In the Press
Turkish festival bridges cultures -- 05-23-2010
Turkish festival bridges cultures
BY JOHNATHAN L. WRIGHT
JWRIGHT@RGJ.COM MAY 23, 2010
The European Union named Istanbul, Turkey's largest city, a 2010 European Capital of Culture. Travel glossies Tout turkey as a hot destination, celebrating its mingling of East and West. Food-forward restaurants are attracting international attention. Even U2 is playing Istanbul next month.
Some of this Turkish buzz has reached Northern Nevada in the form of the Reno Turkish Festival, which took place Sunday in Wingfield Park with food, traditional crafts, singing and dancing.
"Every year, it's getting bigger," said Ismail Ozdemir, president of the Sierra Foundation, the organizer of the festival, which is now in its third year.

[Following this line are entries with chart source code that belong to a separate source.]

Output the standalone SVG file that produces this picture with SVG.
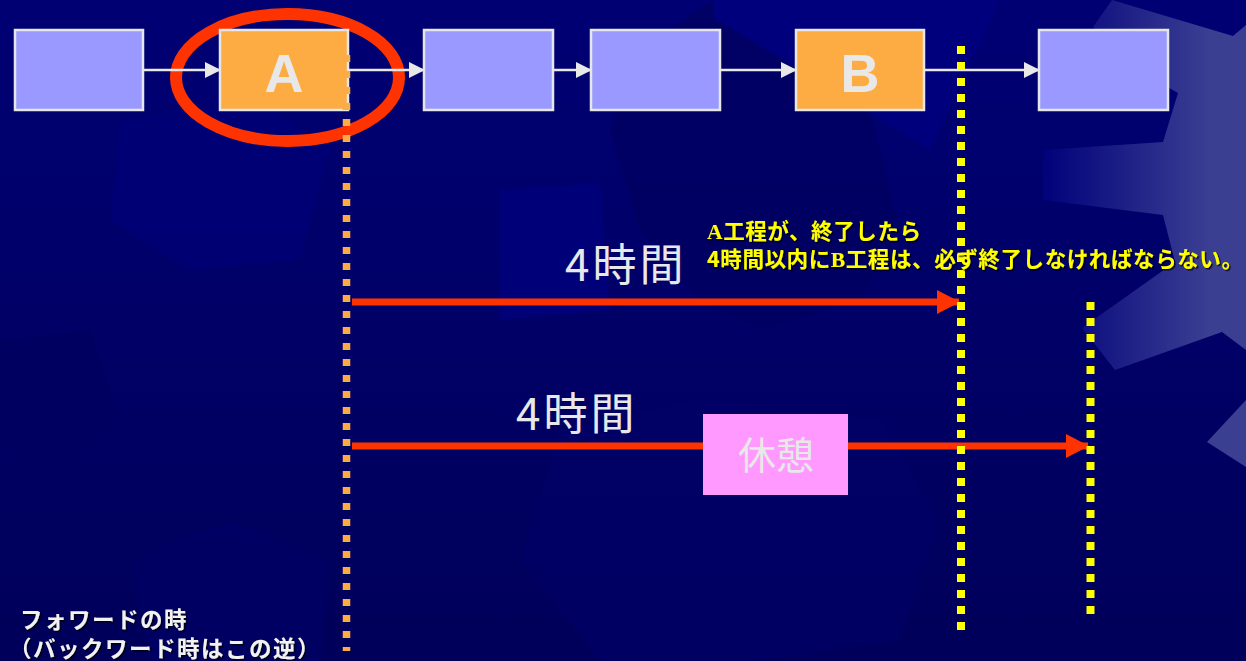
<svg xmlns="http://www.w3.org/2000/svg" width="1246" height="661" viewBox="0 0 1246 661">
<defs>
<linearGradient id="bg" x1="0" y1="0" x2="0" y2="1">
<stop offset="0" stop-color="#000074"/>
<stop offset="1" stop-color="#00005a"/>
</linearGradient>
<linearGradient id="gearR" gradientUnits="userSpaceOnUse" x1="1040" y1="0" x2="1210" y2="0">
<stop offset="0" stop-color="#00007a"/>
<stop offset="1" stop-color="#3b3f92"/>
</linearGradient>
<marker id="wh" markerUnits="userSpaceOnUse" markerWidth="16" markerHeight="16" refX="15" refY="8" orient="auto" viewBox="0 0 16 16">
<path d="M0,0 L16,8 L0,16 Z" fill="#e8e8e8"/>
</marker>
<marker id="rd" markerUnits="userSpaceOnUse" markerWidth="23" markerHeight="24" refX="22" refY="12" orient="auto" viewBox="0 0 23 24">
<path d="M0,0 L23,12 L0,24 Z" fill="#ff3300"/>
</marker>
<filter id="sh" x="-5%" y="-20%" width="110%" height="150%">
<feDropShadow dx="1.5" dy="1.5" stdDeviation="0.6" flood-color="#000000" flood-opacity="0.8"/>
</filter>
<style>
.box{stroke:#e6e6e6;stroke-width:2.5}
.blue{fill:#9999ff}
.orange{fill:#fdab43}
.big{font-family:"Liberation Sans",Arial,sans-serif;font-weight:bold;font-size:54px;fill:#e8e8e8;text-anchor:middle}
.hrs{font-family:"Noto Sans CJK JP","Noto Sans",sans-serif;font-size:44px;letter-spacing:3px;fill:#e8e8e8}
.note{font-family:"Noto Sans CJK JP",sans-serif;font-weight:bold;font-size:21.5px;letter-spacing:0.6px;fill:#ffff00}
.ser{font-family:"Liberation Serif","Noto Sans CJK JP",serif;font-weight:bold}
.foot{font-family:"Noto Sans CJK JP",sans-serif;font-weight:bold;font-size:22.5px;letter-spacing:1.5px;fill:#f2f2f2}
.wline{stroke:#e8e8e8;stroke-width:2.5;fill:none;marker-end:url(#wh)}
.rline{stroke:#ff3300;stroke-width:7;fill:none;marker-end:url(#rd)}
.ydot{stroke:#ffff00;stroke-width:8;stroke-dasharray:8 8;fill:none}
.odot{stroke:#fdab43;stroke-width:7.5;stroke-dasharray:7 9;fill:none}
</style>
</defs>

<g id="background">
<rect x="0" y="0" width="1246" height="661" fill="url(#bg)"/>
<polygon points="713,0 800,60 870,110 900,230 860,300 760,330 700,300 640,230 610,130 640,50" fill="#000062" opacity="0.8"/>
<polygon points="713,0 713,17 930,150 1000,0" fill="#00007c"/>
<polygon points="500,190 600,183 610,310 500,320" fill="#00007c" opacity="0.8"/>
<polygon points="120,120 260,100 330,150 300,260 190,270 110,220" fill="#00007a" opacity="0.6"/>
<polygon points="0,340 90,330 120,420 60,470 0,450" fill="#000060" opacity="0.7"/>
<polygon points="560,430 700,400 880,420 940,520 900,640 760,661 600,661 520,560" fill="#000066" opacity="0.7"/>
<polygon points="130,560 230,520 330,560 320,661 150,661" fill="#000068" opacity="0.6"/>
<polygon points="1112,0 1093,27 1120,60 1178,93 1163,142 1043,150 1043,200 1163,215 1175,262 1082,328 1115,370 1222,332 1246,350 1246,25 1233,36" fill="url(#gearR)"/>
<polygon points="1207,442 1246,400 1246,467" fill="#3b3f92"/>
</g>

<g id="highlight-ellipse">
<ellipse cx="287.5" cy="77.5" rx="111.5" ry="63.5" fill="none" stroke="#ff3300" stroke-width="12"/>
</g>

<g id="connectors">
<line class="wline" x1="143" y1="70" x2="220" y2="70"/>
<line class="wline" x1="348" y1="70" x2="424" y2="70"/>
<line class="wline" x1="553" y1="70" x2="591" y2="70"/>
<line class="wline" x1="720" y1="70" x2="796" y2="70"/>
<line class="wline" x1="924" y1="70" x2="1039" y2="70"/>
<line class="rline" x1="352" y1="302" x2="959" y2="302"/>
<line class="rline" x1="352" y1="446" x2="1088" y2="446"/>
</g>

<g id="node-1"><rect class="box blue" x="15" y="30" width="128" height="80"/></g>
<g id="node-A"><rect class="box orange" x="220" y="30" width="128" height="80"/><text class="big" x="284" y="92">A</text></g>
<g id="node-3"><rect class="box blue" x="424" y="30" width="129" height="80"/></g>
<g id="node-4"><rect class="box blue" x="591" y="30" width="129" height="80"/></g>
<g id="node-B"><rect class="box orange" x="796" y="30" width="128" height="80"/><text class="big" x="860" y="92">B</text></g>
<g id="node-6"><rect class="box blue" x="1039" y="30" width="129" height="80"/></g>

<g id="guides">
<line class="odot" x1="346.5" y1="55" x2="346.5" y2="651"/>
<line class="ydot" x1="961" y1="46" x2="961" y2="630"/>
<line class="ydot" x1="1090.5" y1="302" x2="1090.5" y2="614"/>
</g>

<g id="node-rest">
<rect x="703" y="414" width="145" height="81" fill="#ff99ff"/>
<text x="776" y="469" text-anchor="middle" style="font-family:'Noto Sans CJK JP',sans-serif;font-size:38px;fill:#e8e8e8">休憩</text>
</g>

<g id="labels">
<text class="hrs" x="565" y="281">4時間</text>
<text class="hrs" x="516" y="430">4時間</text>
<g filter="url(#sh)">
<text class="note" x="707" y="239"><tspan class="ser">A</tspan>工程が、終了したら</text>
<text class="note" x="707" y="267">4時間以内に<tspan class="ser">B</tspan>工程は、必ず終了しなければならない。</text>
</g>
<g filter="url(#sh)">
<text class="foot" x="20" y="628">フォワードの時</text>
<text class="foot" x="9" y="657">（バックワード時はこの逆）</text>
</g>
</g>
</svg>
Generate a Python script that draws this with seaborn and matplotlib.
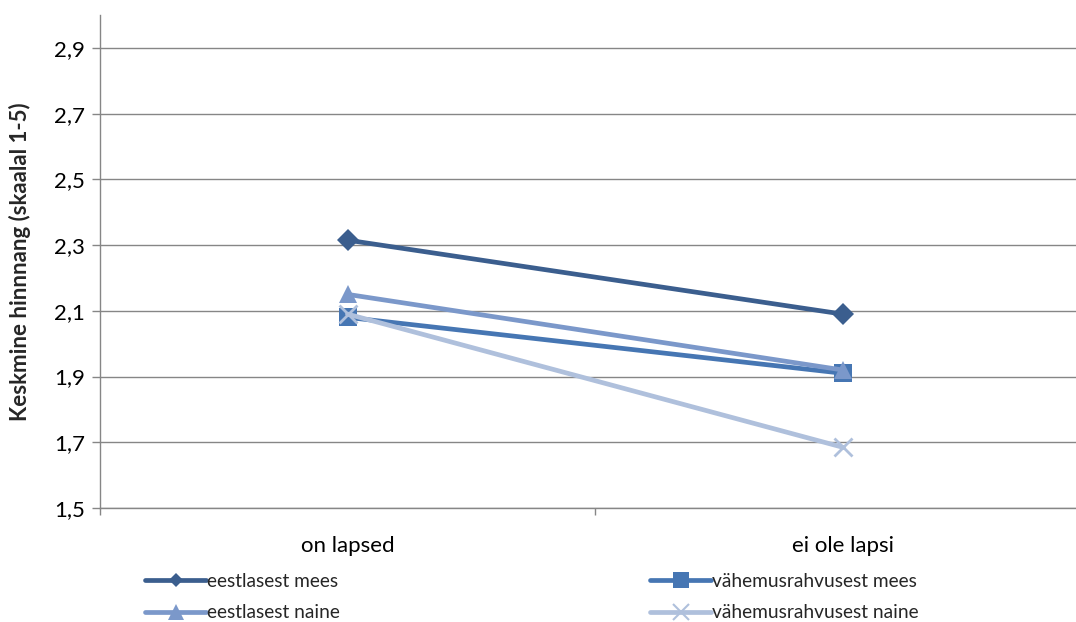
import matplotlib
matplotlib.use("Agg")
import matplotlib.pyplot as plt
from matplotlib.lines import Line2D
import seaborn as sns
import pandas as pd
from matplotlib.ticker import FixedLocator, FuncFormatter

categories = ["on lapsed", "ei ole lapsi"]
eestlasest_mees = [2.315, 2.09]
vahemus_mees = [2.08, 1.91]
eestlasest_naine = [2.15, 1.92]
vahemus_naine = [2.09, 1.685]
series_names = ["eestlasest mees", "vähemusrahvusest mees", "eestlasest naine", "vähemusrahvusest naine"]
y_ticks = [1.5, 1.7, 1.9, 2.1, 2.3, 2.5, 2.7, 2.9]

sns.set_theme(style="white")
plt.rcParams['font.family'] = ['Lato', 'DejaVu Sans']

fig = plt.figure(figsize=(10.76, 6.22), dpi=100)
ax = fig.add_axes([100/1076, 1-508/622, 990/1076, (508-15)/622])

values = [eestlasest_mees, vahemus_mees, eestlasest_naine, vahemus_naine]
colors = ["#3B5E8E", "#4676B3", "#7B98CA", "#AFC0DC"]
markers = ["D", "s", "^", "x"]
msizes = [11, 13, 13, 13]
leg_msizes = [7, 11, 11, 11]

handles = {}
for name, vals, c, m, ms, lms in zip(series_names, values, colors, markers, msizes, leg_msizes):
    df = pd.DataFrame({"x": list(range(len(categories))), "y": vals})
    sns.lineplot(data=df, x="x", y="y", ax=ax, color=c, linewidth=3.4,
                 marker=m, markersize=ms, markeredgecolor=c, markeredgewidth=2 if m == "x" else 0,
                 legend=False)
    handles[name] = Line2D([], [], color=c, linewidth=3.4, marker=m, markersize=lms,
                           markeredgecolor=c, markeredgewidth=1.5 if m == "x" else 0)

ax.set_xlim(-0.5, len(categories) - 0.5)
ax.set_ylim(1.5, 3.0)
ax.yaxis.set_major_locator(FixedLocator(y_ticks))
ax.yaxis.set_major_formatter(FuncFormatter(lambda v, p: f"{v:.1f}".replace(".", ",")))
ax.set_xticks(range(len(categories)))
ax.set_xticklabels(categories)
ax.set_xticks([i - 0.5 for i in range(len(categories) + 1)], minor=True)
ax.tick_params(axis="x", which="major", length=0, pad=20, labelsize=16, colors="#000000")
ax.tick_params(axis="x", which="minor", length=5, width=1, color="#868686", direction="out", bottom=True)
ax.tick_params(axis="y", which="major", length=6, width=1, color="#868686", direction="out", left=True,
               labelsize=16, pad=5, labelcolor="#000000")
ax.grid(axis="y", color="#868686", linewidth=1)
ax.set_axisbelow(True)
for s in ["top", "right"]:
    ax.spines[s].set_visible(False)
for s in ["left", "bottom"]:
    ax.spines[s].set_color("#868686")
    ax.spines[s].set_linewidth(1)
ax.set_xlabel("")
ax.set_ylabel("Keskmine hinnnang (skaalal 1-5)", fontsize=16, fontweight="bold")
ax.yaxis.set_label_coords((31 - 100) / 990, 0.5)

col1 = ["eestlasest mees", "eestlasest naine"]
col2 = ["vähemusrahvusest mees", "vähemusrahvusest naine"]
for names, xpx in [(col1, 145), (col2, 650)]:
    fig.legend([handles[n] for n in names], names, ncol=1, loc="upper left",
               bbox_to_anchor=(xpx/1076, 1-573/622), frameon=False, fontsize=13.8,
               handlelength=3.2, handletextpad=0.05, labelspacing=0.75,
               borderaxespad=0, borderpad=0)

fig.savefig("out.png", dpi=100)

Ozdemir estimated that at least 1,000 people would have sipped bracing cups of Turkish coffee, browsed intricately gilded glassware or watched the child whirling dervishes by the time the fete finished its six-hour run.
Members of Northern Nevada's small but vibrant Turkish-American community started the foundation in 2004 and stage the festival, Ozdemir said, to promote understanding and friendship and "to share our rich culture with people of Reno." Besides the festival, the Sierra Foundation presents Turkish dinners, organizes seminars and trips to Turkey and conducts community service.
'Stretchy and sticky'
Food ranked among the most popular attractions.
The line for Turkish kebabs stretched across Wingfield Park. The kebabs were wrapped in flatbread, with sidecars of hummus and tabbouleh.
Eduardo Reyes of Reno waited with his family, the kebabs conjuring memories of street food he'd eaten in Turkey. Reyes said he was enjoying the festival's slice of Istanbul on the Truckee.
"I really like the community engagement." Sema Cabuk, wearing a kaftan embroidered with gold whorls, sat on a Turkish carpet and made "gozleme," addictive Turkish flatbreads that were filled with feta, then blistered on portable griddles.
Did she ever get bored, rolling out dozens of flatbreads from a simple water, flour and salt dough? Not at all.
"I like to make them," Cabuk said, smiling.
Mustafa Koroglu smiled, too, as he twirled ice cream cones stuck to a long spatula above the outstretched hands of laughing children.
The cones adhered to the spatula, explained festivalgoer Erol Kozoglu, because they incorporated a powder with glutinous properties, one made from ground Turkish flower seeds.
"The powder makes it tasty, stretchy and sticky," he said.
Images afloat
Turkish crafts were plentiful, too.
Bahay Gulle demonstrated the traditional art of "ebru," or water marbling, in which earth pigments and horsehair brushes attached to rose twigs are used to create images that float on liquid. The images resemble the swirling patterns of marble or other stone and are transferred to paper or fabric.
Horsehair is used, Gulle said, "because it doesn't absorb all the pigment," rose twigs "because they don't become moldy, and they are easy to dry."
Before mass printing, the endpapers of books were often water marbled.
Eray Idil created modern Turkish calligraphy -"a mix of old French calligraphy and Arabic calligraphy," he said - on plates and cards.
One booth offered a mini-bazaar's worth of goods. There were embroidered scarves, tatted tablecloths, ceramics, jewelry, wooden worry beads awaiting fingering and piles of throw pillow covers embroidered with "evil eye" symbols.
"They're to protect you from bad thoughts," said Chelsea Hahn, a festival volunteer.
Universal spin
A performance by child whirling dervishes seemed especially popular with attendees.
Ritual whirling has a long history among certain Sufi Muslims. The whirlers rotate with one hand skyward and one hand downward to symbolize the expanse "from God to the people," said Suat Mercan, the vice president of the Sierra Foundation.
The whirling, he continued, also is symbolic.
"They represent the universe because everything in the universe is revolving."